**DATASET RECORDS**.

--- --- ---

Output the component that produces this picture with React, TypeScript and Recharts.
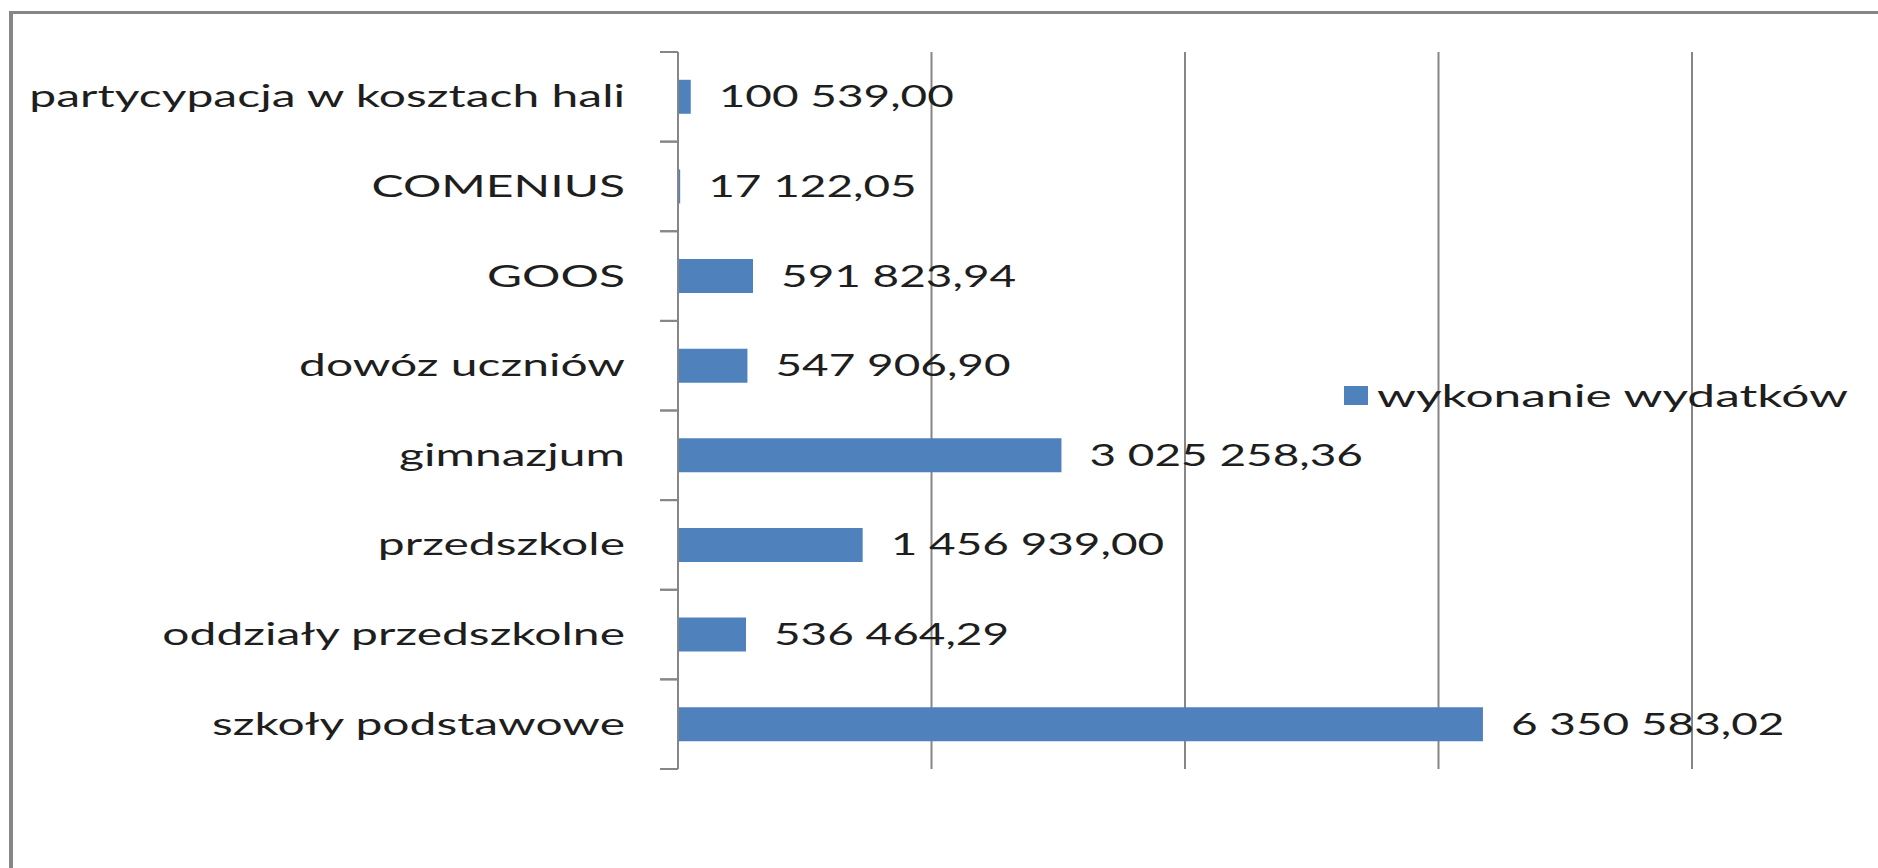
import React from "react";
import {
  BarChart,
  Bar,
  XAxis,
  YAxis,
  CartesianGrid,
  Legend,
  LabelList,
} from "recharts";

// categories top -> bottom, as in the source chart
const categories: string[] = [
  "partycypacja w kosztach hali",
  "COMENIUS",
  "GOOS",
  "dowóz uczniów",
  "gimnazjum",
  "przedszkole",
  "oddziały przedszkolne",
  "szkoły podstawowe",
];

const wydatki: number[] = [
  100539.0, 17122.05, 591823.94, 547906.9, 3025258.36, 1456939.0, 536464.29,
  6350583.02,
];

const xTicks: number[] = [0, 2000000, 4000000, 6000000, 8000000];

const SERIES_NAME = "wykonanie wydatków";

const data = categories.map((name, i) => ({ name, value: wydatki[i] }));

const BAR_COLOR = "#4F81BD";
const LINE_COLOR = "#868686";
const TEXT_COLOR = "#1e1e1e";
const FONT = "Lato, 'Open Sans', sans-serif";
const FONT_SIZE = 30;
const STRETCH = 1.6; // source picture is stretched horizontally
const DIGIT_STRETCH = 1.53;

const fmt = (v: number) => {
  const [i, d] = v.toFixed(2).split(".");
  return i.replace(/\B(?=(\d{3})+(?!\d))/g, " ") + "," + d;
};

type TickProps = {
  x?: number;
  y?: number;
  payload?: { value: string; offset?: number };
};

const renderCategoryTick = (props: TickProps) => {
  const x = Number(props.x ?? 0);
  const y = Number(props.y ?? 0);
  const half = props.payload?.offset ?? 45;
  const labelX = x - 53;
  return (
    <g>
      <line x1={x - 18} x2={x} y1={y - half} y2={y - half} stroke={LINE_COLOR} strokeWidth={2} />
      <line x1={x - 18} x2={x} y1={y + half} y2={y + half} stroke={LINE_COLOR} strokeWidth={2} />
      <text
        transform={`translate(${labelX} ${y}) scale(${STRETCH} 1)`}
        textAnchor="end"
        dy="0.35em"
        fontFamily={FONT}
        fontSize={FONT_SIZE}
        fill={TEXT_COLOR}
      >
        {props.payload?.value}
      </text>
    </g>
  );
};

const renderValueLabel = (props: any) => {
  const x = Number(props.x) + Number(props.width) + 28;
  const y = Number(props.y) + Number(props.height) / 2;
  return (
    <text
      transform={`translate(${x} ${y}) scale(${DIGIT_STRETCH} 1)`}
      textAnchor="start"
      dy="0.35em"
      fontFamily={FONT}
      fontSize={FONT_SIZE}
      fill={TEXT_COLOR}
    >
      {fmt(Number(props.value))}
    </text>
  );
};

const renderLegend = () => (
  <div style={{ display: "flex", alignItems: "center", height: 34 }}>
    <span
      style={{
        display: "inline-block",
        width: 24,
        height: 19,
        background: BAR_COLOR,
        marginRight: 9,
      }}
    />
    <span
      style={{
        display: "inline-block",
        fontFamily: FONT,
        fontSize: FONT_SIZE,
        lineHeight: "34px",
        color: TEXT_COLOR,
        transform: "scaleX(1.655)",
        transformOrigin: "left center",
        whiteSpace: "nowrap",
      }}
    >
      {SERIES_NAME}
    </span>
  </div>
);

export default function App() {
  return (
    <div
      style={{
        position: "absolute",
        left: 0,
        top: 0,
        width: 1878,
        height: 868,
        background: "#fff",
        overflow: "hidden",
      }}
    >
      <div
        style={{
          position: "absolute",
          left: 9,
          top: 11,
          width: 1869,
          height: 857,
          borderLeft: `4px solid ${LINE_COLOR}`,
          borderTop: `3px solid ${LINE_COLOR}`,
          boxSizing: "border-box",
        }}
      />
      <div style={{ position: "absolute", left: 0, top: 0 }}>
        <BarChart
          width={1878}
          height={868}
          data={data}
          layout="vertical"
          margin={{ top: 52, right: 186, bottom: 99, left: 0 }}
          barCategoryGap="31%"
        >
          <CartesianGrid
            horizontal={false}
            stroke={LINE_COLOR}
            strokeWidth={2}
          />
          <XAxis
            type="number"
            domain={[0, 8000000]}
            ticks={xTicks}
            hide
          />
          <YAxis
            type="category"
            dataKey="name"
            width={678}
            tickSize={0}
            tickMargin={0}
            tickLine={false}
            axisLine={{ stroke: LINE_COLOR, strokeWidth: 2 }}
            tick={renderCategoryTick}
            interval={0}
          />
          <Legend
            layout="horizontal"
            verticalAlign="middle"
            align="center"
            content={renderLegend}
            wrapperStyle={{ left: 1344, top: 378, width: 530 }}
          />
          <Bar
            dataKey="value"
            name={SERIES_NAME}
            fill={BAR_COLOR}
            isAnimationActive={false}
          >
            <LabelList dataKey="value" content={renderValueLabel} />
          </Bar>
        </BarChart>
      </div>
    </div>
  );
}
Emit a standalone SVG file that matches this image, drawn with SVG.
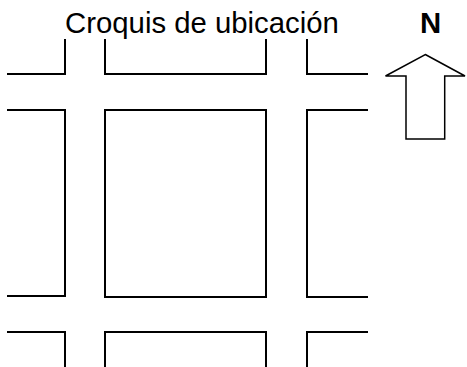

--- --- ---

**DIRECTIVE**. Select the lines in this material that hold the word "with", leaving none out.

**TASK OUTPUT**.
Output the component that produces this picture with React, TypeScript and Recharts.
Emit a standalone SVG file that matches this image, drawn with SVG.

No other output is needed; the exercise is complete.